[WHAT IS NEEDED] Give the count of lines holding the string "Generate" and nothing else.
-----
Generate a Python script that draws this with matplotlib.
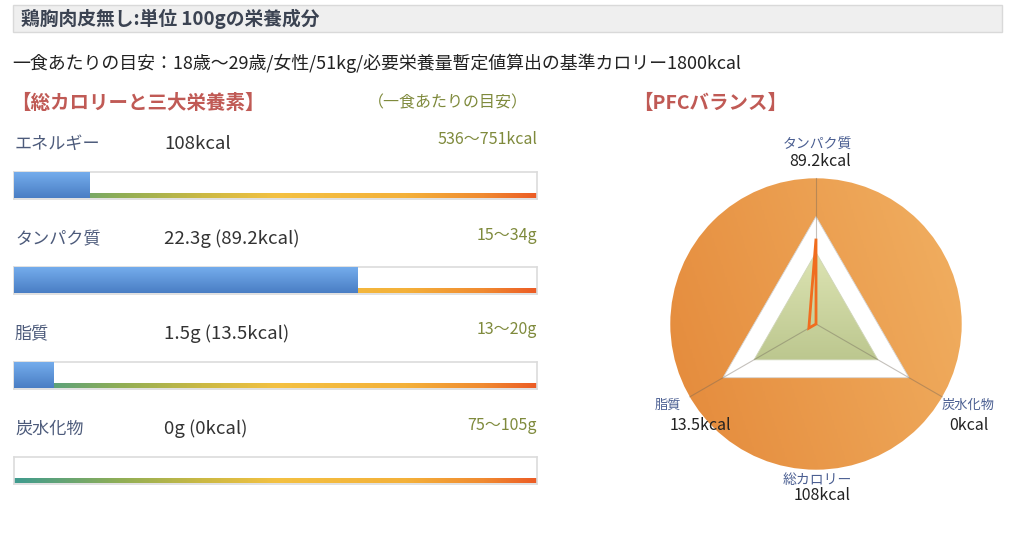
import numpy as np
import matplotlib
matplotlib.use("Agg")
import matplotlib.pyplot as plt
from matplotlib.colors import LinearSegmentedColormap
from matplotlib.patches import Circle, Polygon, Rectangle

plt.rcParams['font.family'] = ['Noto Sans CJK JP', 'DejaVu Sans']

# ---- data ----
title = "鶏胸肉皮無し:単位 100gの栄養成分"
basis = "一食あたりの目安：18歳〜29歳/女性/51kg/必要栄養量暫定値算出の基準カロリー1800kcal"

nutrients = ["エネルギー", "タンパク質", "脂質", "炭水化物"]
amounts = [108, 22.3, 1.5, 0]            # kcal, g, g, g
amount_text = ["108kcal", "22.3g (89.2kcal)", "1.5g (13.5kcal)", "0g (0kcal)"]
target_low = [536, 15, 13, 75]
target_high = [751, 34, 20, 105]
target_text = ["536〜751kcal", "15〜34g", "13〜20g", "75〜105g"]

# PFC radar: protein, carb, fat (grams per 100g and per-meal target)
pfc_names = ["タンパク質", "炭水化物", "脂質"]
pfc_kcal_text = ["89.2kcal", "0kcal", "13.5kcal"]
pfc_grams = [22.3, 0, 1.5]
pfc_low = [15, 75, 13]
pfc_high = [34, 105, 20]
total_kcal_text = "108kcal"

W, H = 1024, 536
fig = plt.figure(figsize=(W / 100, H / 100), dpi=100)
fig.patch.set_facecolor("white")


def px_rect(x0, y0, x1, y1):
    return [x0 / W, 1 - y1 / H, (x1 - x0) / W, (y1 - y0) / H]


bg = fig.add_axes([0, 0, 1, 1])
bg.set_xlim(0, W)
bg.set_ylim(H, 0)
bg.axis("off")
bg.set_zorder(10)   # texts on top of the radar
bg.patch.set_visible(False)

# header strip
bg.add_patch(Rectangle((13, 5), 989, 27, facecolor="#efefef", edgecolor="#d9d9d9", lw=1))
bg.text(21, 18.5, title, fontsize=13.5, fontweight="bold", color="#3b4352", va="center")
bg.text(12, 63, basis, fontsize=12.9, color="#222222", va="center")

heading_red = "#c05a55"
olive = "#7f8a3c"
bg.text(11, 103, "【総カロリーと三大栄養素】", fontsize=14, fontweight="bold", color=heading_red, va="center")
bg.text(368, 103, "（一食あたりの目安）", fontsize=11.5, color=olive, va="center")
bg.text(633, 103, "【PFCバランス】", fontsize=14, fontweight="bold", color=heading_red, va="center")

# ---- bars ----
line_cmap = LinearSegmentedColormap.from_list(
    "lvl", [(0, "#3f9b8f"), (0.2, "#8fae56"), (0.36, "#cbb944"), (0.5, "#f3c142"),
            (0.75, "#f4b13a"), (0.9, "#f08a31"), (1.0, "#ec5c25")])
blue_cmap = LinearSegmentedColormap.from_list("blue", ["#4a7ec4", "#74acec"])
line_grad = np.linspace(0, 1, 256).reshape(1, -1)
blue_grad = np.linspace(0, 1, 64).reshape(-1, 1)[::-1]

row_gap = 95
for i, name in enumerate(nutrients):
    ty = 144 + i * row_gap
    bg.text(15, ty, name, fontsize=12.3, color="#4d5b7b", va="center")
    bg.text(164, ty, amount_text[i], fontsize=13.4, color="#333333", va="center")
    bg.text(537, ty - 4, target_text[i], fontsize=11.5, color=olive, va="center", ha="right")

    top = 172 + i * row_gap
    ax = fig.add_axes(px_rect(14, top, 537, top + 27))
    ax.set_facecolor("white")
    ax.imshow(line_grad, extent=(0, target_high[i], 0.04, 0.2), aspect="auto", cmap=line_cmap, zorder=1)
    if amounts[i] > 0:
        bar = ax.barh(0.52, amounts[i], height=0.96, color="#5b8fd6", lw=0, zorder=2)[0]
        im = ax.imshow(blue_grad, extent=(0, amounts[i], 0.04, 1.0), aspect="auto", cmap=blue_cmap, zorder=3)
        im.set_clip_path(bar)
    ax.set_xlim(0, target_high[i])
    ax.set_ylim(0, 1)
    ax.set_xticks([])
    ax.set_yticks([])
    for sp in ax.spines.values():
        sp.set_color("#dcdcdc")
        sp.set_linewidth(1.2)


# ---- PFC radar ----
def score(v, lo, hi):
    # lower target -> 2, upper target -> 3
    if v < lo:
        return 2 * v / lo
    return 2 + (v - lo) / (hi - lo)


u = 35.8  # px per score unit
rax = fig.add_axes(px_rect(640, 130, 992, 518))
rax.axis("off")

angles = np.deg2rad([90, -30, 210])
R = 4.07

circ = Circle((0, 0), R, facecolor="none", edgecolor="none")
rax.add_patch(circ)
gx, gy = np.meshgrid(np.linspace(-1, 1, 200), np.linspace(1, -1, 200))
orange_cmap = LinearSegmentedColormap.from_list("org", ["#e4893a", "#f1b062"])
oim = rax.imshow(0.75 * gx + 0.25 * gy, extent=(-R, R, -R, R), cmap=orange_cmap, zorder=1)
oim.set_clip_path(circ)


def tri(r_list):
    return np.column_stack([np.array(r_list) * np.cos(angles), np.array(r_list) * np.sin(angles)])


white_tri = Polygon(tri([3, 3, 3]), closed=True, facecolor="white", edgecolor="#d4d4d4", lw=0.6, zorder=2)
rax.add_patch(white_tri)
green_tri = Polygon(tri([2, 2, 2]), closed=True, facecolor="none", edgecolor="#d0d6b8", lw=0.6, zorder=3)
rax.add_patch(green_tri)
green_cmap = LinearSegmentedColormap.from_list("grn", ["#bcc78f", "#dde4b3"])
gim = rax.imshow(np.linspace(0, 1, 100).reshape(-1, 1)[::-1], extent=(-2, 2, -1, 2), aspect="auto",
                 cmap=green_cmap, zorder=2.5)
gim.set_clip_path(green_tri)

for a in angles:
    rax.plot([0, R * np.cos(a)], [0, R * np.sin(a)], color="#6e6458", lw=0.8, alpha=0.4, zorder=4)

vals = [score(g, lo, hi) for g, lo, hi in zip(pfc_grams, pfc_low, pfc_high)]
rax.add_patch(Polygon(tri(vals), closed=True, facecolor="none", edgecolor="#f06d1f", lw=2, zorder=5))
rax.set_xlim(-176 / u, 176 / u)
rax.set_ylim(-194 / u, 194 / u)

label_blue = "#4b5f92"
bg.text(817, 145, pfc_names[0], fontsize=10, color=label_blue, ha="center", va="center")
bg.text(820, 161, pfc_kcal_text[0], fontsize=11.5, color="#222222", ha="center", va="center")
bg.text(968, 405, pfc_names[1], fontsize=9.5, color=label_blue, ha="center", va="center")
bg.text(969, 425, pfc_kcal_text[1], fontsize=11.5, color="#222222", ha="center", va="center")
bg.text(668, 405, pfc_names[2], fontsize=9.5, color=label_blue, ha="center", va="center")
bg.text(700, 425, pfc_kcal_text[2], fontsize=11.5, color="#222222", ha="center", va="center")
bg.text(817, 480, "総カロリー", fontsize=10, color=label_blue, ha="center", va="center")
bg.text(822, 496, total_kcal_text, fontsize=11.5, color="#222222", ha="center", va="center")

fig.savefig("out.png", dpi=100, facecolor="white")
-----
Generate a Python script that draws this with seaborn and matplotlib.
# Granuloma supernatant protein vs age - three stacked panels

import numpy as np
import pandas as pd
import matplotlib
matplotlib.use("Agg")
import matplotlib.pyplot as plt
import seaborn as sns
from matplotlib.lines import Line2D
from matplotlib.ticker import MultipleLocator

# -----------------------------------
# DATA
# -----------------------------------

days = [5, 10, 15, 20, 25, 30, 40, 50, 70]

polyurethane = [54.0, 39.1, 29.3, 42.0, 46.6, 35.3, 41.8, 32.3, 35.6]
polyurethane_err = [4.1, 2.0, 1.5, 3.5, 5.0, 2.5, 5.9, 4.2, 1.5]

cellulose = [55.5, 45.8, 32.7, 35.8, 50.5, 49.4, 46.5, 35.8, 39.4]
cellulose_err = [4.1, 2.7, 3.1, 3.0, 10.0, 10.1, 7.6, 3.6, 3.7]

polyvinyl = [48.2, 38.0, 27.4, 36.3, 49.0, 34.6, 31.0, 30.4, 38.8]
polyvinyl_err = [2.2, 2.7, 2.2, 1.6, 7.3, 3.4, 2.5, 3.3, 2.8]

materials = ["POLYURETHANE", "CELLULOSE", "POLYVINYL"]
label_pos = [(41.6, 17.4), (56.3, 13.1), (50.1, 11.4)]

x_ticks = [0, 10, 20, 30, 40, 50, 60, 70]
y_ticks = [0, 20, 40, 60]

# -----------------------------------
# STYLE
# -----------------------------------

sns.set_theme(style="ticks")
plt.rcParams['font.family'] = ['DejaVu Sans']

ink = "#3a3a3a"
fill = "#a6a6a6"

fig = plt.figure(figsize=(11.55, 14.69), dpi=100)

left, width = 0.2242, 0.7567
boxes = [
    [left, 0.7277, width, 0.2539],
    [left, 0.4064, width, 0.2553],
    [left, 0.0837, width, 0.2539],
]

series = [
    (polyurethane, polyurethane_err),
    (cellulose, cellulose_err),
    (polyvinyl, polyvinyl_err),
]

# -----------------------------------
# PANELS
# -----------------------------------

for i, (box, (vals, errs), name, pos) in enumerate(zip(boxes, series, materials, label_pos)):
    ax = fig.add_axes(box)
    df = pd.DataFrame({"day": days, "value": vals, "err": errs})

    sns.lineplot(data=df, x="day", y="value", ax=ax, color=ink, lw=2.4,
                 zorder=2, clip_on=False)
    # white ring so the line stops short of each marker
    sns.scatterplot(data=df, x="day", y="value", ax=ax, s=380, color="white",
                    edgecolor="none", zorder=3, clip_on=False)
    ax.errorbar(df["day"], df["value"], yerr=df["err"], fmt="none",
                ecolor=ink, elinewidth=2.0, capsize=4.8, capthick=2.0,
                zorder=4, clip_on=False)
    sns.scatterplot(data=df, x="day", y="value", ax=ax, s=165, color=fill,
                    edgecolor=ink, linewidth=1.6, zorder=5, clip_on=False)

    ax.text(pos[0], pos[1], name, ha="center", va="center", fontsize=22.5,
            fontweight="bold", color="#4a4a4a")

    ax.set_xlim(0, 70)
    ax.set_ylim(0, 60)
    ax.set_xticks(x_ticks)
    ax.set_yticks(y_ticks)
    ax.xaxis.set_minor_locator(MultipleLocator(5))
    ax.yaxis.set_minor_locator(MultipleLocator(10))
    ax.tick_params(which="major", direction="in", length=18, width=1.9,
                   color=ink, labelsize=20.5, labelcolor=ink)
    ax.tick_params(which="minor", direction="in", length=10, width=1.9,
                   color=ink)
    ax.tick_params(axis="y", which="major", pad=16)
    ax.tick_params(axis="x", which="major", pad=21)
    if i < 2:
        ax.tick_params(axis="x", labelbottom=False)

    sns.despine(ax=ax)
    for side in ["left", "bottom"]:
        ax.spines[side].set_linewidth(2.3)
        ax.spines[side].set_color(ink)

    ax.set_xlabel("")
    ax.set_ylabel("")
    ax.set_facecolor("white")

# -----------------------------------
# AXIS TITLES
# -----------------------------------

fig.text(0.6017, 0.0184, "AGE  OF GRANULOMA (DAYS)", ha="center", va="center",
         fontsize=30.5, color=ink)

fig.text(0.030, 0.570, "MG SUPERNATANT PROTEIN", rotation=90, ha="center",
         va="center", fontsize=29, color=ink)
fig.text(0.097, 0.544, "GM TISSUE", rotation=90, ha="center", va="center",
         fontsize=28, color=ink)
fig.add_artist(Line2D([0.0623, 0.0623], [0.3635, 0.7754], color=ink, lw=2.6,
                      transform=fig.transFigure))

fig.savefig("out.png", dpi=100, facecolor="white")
-----
[RESULT OF THIS EXERCISE] 2